# Aim of the exercise:
Reproduce exactly the run of lines from the one containing "Write a web" through the one containing "Serif', 'Times New". Pictures do not belong in the copy.

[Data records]
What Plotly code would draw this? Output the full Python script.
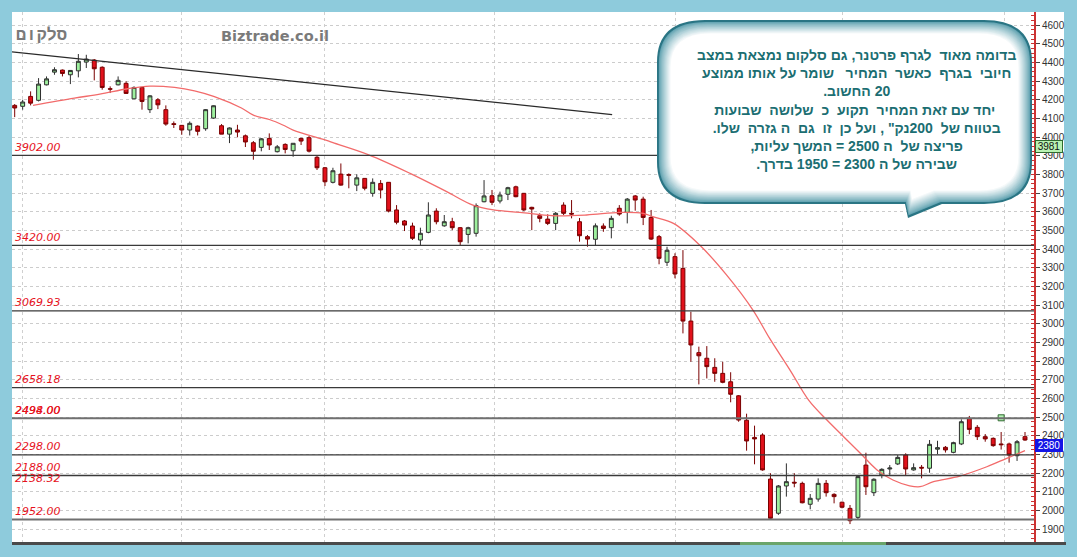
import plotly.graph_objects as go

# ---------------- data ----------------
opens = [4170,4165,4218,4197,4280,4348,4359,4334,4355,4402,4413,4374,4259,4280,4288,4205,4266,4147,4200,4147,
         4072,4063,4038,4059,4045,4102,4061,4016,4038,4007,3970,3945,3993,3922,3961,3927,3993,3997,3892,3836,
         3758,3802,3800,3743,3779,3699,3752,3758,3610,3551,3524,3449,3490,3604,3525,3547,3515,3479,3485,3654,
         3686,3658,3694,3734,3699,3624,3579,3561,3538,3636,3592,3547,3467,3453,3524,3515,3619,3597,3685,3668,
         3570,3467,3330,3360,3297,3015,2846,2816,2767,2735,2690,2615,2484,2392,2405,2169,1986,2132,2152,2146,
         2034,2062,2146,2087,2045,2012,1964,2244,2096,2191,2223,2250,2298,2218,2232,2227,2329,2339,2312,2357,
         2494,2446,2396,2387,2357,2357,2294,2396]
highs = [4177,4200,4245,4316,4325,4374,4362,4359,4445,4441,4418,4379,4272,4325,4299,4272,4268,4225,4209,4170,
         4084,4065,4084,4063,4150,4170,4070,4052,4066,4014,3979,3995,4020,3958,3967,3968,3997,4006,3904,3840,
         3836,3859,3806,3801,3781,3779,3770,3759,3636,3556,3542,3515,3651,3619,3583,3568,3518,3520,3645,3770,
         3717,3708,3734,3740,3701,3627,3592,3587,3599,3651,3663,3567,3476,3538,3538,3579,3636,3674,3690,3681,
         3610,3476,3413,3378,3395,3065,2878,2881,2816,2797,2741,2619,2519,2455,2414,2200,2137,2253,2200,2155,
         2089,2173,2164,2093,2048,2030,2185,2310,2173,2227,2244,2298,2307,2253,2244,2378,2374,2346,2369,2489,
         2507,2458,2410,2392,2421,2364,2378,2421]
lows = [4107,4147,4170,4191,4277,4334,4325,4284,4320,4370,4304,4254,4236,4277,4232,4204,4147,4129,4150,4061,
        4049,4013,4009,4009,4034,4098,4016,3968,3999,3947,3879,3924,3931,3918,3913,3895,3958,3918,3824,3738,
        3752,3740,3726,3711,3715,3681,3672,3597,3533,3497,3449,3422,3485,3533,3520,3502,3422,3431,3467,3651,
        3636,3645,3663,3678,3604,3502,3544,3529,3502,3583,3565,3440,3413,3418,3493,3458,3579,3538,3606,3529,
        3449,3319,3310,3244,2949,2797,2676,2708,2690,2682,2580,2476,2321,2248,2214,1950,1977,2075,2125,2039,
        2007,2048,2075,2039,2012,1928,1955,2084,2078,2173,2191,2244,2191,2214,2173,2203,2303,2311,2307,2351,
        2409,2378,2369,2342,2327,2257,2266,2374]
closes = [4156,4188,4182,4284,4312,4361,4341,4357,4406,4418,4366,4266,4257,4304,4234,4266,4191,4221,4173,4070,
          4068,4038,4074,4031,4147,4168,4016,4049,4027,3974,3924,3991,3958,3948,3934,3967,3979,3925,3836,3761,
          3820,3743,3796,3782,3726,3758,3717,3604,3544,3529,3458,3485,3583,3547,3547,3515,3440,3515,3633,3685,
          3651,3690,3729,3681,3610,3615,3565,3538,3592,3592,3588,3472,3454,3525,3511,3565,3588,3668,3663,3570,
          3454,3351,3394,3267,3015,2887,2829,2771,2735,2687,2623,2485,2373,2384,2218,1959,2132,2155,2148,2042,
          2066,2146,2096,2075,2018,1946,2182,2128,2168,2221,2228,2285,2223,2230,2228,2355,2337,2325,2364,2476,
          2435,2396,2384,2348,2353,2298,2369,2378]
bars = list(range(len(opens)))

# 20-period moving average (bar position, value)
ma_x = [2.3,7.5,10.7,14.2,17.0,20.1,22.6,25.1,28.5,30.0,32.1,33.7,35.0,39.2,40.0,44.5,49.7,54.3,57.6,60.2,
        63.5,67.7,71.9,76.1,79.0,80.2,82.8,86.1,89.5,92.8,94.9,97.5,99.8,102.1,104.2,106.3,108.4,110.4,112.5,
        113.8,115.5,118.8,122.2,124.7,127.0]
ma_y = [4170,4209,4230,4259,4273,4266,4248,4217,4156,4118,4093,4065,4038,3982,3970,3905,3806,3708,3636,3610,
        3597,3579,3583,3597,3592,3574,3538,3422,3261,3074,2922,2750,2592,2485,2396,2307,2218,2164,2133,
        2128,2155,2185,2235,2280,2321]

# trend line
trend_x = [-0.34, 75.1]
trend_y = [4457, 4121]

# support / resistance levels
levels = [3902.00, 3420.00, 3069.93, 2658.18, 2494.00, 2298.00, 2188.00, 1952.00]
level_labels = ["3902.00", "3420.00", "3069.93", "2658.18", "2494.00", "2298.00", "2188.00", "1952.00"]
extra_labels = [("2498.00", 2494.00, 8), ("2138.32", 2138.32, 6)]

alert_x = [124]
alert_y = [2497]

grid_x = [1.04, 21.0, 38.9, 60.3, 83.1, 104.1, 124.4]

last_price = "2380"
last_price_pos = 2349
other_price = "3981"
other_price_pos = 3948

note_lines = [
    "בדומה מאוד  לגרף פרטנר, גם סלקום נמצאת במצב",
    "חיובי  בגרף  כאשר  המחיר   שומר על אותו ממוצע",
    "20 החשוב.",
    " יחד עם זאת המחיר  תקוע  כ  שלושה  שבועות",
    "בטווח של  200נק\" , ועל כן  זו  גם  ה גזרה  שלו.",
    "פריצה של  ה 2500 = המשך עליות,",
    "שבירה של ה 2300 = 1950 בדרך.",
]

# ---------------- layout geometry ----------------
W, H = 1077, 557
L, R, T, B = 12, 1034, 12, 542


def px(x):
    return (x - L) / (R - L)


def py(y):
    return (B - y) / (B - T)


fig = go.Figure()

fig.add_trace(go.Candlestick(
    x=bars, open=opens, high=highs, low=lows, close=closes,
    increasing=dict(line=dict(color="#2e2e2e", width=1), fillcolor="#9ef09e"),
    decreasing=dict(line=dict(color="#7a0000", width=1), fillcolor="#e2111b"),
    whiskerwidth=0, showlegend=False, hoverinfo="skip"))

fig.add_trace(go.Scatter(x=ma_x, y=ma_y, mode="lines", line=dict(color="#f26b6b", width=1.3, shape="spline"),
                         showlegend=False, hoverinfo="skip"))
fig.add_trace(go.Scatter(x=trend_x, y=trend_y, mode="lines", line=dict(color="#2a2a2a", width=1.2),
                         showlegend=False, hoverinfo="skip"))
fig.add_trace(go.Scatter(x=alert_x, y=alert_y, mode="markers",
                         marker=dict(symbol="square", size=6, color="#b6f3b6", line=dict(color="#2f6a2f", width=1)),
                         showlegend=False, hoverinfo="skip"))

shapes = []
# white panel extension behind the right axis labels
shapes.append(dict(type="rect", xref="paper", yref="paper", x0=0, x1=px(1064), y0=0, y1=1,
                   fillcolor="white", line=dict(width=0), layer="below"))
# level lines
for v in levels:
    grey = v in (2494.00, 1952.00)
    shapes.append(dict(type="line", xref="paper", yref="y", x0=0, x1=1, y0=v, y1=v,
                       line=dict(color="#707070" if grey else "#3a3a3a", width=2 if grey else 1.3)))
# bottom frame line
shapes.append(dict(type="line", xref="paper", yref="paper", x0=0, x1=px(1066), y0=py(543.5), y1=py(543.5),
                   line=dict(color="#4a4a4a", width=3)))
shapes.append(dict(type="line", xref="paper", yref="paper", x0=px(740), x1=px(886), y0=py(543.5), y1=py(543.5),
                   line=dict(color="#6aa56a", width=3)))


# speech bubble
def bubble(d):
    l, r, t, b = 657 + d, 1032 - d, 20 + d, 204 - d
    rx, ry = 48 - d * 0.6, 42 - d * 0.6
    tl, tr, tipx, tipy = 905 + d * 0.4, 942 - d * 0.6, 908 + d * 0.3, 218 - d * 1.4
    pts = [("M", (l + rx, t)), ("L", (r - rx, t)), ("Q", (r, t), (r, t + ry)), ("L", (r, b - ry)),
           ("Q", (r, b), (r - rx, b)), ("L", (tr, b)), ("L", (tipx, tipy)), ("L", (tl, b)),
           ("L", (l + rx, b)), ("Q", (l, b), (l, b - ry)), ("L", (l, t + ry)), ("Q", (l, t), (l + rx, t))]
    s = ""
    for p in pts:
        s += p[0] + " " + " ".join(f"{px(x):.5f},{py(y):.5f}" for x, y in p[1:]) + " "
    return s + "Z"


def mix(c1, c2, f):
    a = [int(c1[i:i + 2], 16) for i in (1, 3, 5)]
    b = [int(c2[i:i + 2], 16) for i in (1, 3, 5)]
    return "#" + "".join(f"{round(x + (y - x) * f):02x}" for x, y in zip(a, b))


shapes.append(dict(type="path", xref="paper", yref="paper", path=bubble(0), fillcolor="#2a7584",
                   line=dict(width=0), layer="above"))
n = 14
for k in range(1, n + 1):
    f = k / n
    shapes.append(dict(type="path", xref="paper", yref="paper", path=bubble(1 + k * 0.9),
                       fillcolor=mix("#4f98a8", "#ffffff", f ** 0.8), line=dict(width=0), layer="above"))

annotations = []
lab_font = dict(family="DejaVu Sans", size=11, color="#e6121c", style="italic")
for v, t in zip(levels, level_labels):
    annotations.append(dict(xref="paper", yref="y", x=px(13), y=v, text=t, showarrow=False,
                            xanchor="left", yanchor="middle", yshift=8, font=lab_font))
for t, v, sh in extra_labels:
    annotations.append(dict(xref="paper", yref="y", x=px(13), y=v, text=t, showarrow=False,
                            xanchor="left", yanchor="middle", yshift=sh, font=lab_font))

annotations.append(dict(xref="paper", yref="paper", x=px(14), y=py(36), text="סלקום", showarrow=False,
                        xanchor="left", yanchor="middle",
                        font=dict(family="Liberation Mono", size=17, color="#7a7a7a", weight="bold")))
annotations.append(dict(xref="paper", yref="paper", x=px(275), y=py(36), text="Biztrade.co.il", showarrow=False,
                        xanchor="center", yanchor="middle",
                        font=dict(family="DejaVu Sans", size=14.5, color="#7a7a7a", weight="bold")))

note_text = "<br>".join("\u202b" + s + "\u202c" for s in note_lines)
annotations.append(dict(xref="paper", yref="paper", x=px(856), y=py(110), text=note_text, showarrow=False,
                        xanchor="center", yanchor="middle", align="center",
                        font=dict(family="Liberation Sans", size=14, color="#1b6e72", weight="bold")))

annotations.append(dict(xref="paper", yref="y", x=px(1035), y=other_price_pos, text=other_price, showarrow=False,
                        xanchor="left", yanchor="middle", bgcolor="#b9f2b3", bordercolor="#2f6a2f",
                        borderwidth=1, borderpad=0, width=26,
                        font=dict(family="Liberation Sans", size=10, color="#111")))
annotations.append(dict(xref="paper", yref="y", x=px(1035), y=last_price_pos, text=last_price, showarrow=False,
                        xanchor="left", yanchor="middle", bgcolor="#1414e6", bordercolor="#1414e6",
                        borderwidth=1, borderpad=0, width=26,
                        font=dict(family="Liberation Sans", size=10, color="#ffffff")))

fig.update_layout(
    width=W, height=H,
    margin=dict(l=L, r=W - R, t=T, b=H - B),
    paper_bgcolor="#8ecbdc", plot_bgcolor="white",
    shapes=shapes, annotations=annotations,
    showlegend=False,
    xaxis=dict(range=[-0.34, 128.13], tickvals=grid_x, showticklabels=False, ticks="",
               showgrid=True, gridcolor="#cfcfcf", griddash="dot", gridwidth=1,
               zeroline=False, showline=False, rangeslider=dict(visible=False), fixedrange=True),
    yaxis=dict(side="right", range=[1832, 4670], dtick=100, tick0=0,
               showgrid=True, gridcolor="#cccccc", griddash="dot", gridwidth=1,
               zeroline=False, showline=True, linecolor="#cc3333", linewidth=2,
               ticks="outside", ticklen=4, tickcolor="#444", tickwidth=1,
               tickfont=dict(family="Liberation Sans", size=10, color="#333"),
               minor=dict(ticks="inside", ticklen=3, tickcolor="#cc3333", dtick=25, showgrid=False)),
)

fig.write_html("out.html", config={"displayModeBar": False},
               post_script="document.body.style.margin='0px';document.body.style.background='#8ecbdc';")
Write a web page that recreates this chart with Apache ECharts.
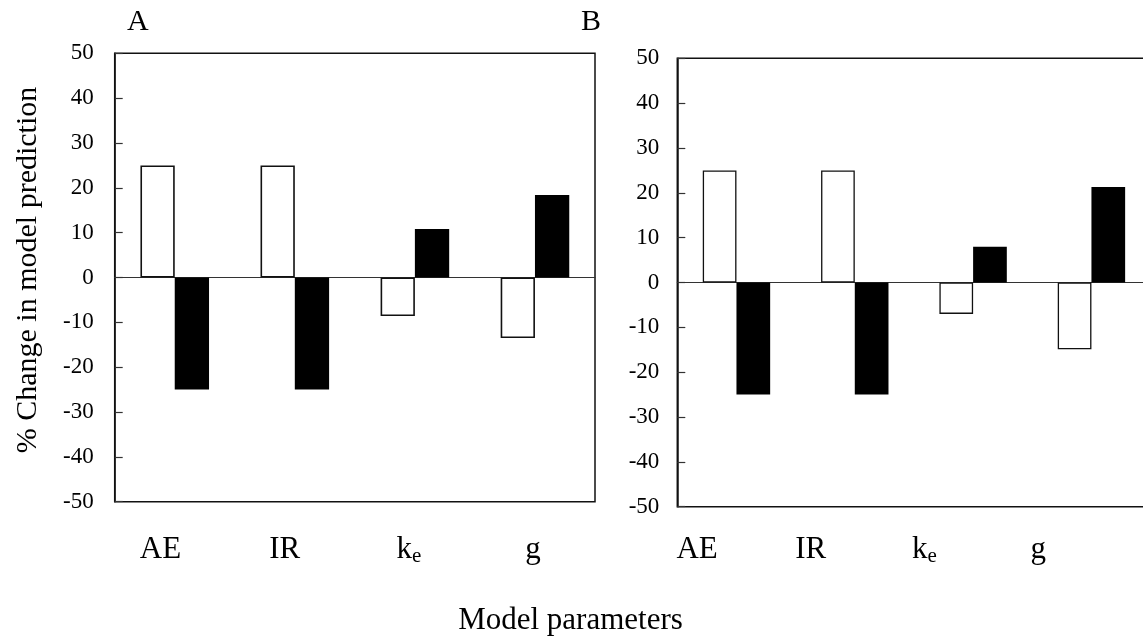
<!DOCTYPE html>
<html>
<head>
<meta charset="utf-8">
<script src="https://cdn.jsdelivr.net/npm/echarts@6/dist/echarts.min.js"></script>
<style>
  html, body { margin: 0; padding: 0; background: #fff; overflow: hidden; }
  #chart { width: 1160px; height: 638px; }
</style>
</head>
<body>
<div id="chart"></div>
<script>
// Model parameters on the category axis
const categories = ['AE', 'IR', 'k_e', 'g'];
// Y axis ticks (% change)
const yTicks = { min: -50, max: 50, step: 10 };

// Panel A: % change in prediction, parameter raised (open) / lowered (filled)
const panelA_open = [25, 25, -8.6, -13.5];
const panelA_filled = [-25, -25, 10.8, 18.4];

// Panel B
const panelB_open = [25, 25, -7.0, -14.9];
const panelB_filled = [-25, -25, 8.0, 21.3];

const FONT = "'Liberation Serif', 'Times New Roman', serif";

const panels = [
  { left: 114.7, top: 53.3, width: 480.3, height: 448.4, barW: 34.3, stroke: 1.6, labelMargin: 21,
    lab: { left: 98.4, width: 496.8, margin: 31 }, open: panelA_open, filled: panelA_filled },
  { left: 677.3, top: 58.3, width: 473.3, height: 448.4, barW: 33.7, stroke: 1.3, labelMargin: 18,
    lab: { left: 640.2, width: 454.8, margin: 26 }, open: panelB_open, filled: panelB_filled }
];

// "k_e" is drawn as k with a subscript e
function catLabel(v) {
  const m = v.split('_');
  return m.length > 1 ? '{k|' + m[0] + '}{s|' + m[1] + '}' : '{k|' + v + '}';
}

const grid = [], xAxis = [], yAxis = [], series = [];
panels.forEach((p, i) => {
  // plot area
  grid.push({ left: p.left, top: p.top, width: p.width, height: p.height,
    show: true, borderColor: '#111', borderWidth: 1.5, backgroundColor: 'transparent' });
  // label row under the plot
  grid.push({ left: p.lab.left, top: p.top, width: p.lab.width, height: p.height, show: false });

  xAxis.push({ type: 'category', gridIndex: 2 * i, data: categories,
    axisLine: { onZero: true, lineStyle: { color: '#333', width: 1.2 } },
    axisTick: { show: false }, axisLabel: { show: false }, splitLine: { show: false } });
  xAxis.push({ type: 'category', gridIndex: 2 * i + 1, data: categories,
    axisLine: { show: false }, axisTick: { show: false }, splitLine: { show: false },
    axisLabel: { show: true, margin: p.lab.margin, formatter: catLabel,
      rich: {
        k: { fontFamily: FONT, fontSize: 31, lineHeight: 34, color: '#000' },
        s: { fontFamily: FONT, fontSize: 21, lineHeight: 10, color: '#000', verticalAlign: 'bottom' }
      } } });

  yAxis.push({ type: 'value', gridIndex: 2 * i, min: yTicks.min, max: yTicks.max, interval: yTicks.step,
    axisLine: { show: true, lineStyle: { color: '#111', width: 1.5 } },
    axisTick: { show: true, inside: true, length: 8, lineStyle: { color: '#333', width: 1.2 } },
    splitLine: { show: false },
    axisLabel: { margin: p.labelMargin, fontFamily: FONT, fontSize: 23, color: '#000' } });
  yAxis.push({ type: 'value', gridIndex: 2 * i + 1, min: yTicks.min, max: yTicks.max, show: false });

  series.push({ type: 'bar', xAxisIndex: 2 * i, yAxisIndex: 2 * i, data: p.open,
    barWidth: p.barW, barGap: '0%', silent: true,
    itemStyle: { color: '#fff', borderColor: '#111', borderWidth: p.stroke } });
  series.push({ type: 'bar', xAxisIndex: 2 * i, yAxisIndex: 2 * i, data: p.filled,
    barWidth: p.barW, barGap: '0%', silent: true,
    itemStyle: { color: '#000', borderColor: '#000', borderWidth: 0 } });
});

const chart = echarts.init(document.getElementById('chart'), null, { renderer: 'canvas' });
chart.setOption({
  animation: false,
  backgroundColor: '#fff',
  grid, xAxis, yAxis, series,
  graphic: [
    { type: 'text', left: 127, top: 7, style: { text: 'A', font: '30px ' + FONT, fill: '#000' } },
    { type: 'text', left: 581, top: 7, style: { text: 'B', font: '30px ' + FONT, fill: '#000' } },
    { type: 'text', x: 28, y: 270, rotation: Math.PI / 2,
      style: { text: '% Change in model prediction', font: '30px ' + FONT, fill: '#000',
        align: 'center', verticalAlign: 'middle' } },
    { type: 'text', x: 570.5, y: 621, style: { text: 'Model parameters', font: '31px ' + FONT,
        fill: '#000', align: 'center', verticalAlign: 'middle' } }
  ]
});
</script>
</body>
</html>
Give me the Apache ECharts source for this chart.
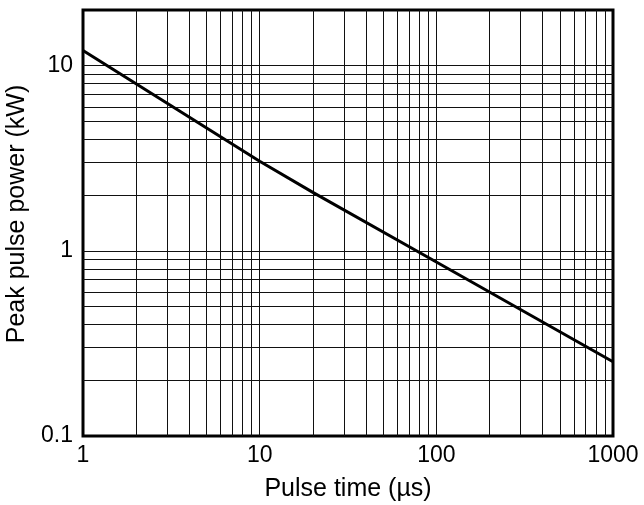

# Solution for this exercise:
Write a web page that recreates this chart with Apache ECharts.
<!DOCTYPE html>
<html>
<head>
<meta charset="utf-8">
<script src="https://cdn.jsdelivr.net/npm/echarts@6/dist/echarts.min.js"></script>
<style>
  html, body { margin: 0; padding: 0; background: #fff; overflow: hidden; }
  #chart { width: 1160px; height: 638px; }
</style>
</head>
<body>
<div id="chart"></div>
<script>
// Model parameters on the category axis
const categories = ['AE', 'IR', 'k_e', 'g'];
// Y axis ticks (% change)
const yTicks = { min: -50, max: 50, step: 10 };

// Panel A: % change in prediction, parameter raised (open) / lowered (filled)
const panelA_open = [25, 25, -8.6, -13.5];
const panelA_filled = [-25, -25, 10.8, 18.4];

// Panel B
const panelB_open = [25, 25, -7.0, -14.9];
const panelB_filled = [-25, -25, 8.0, 21.3];

const FONT = "'Liberation Serif', 'Times New Roman', serif";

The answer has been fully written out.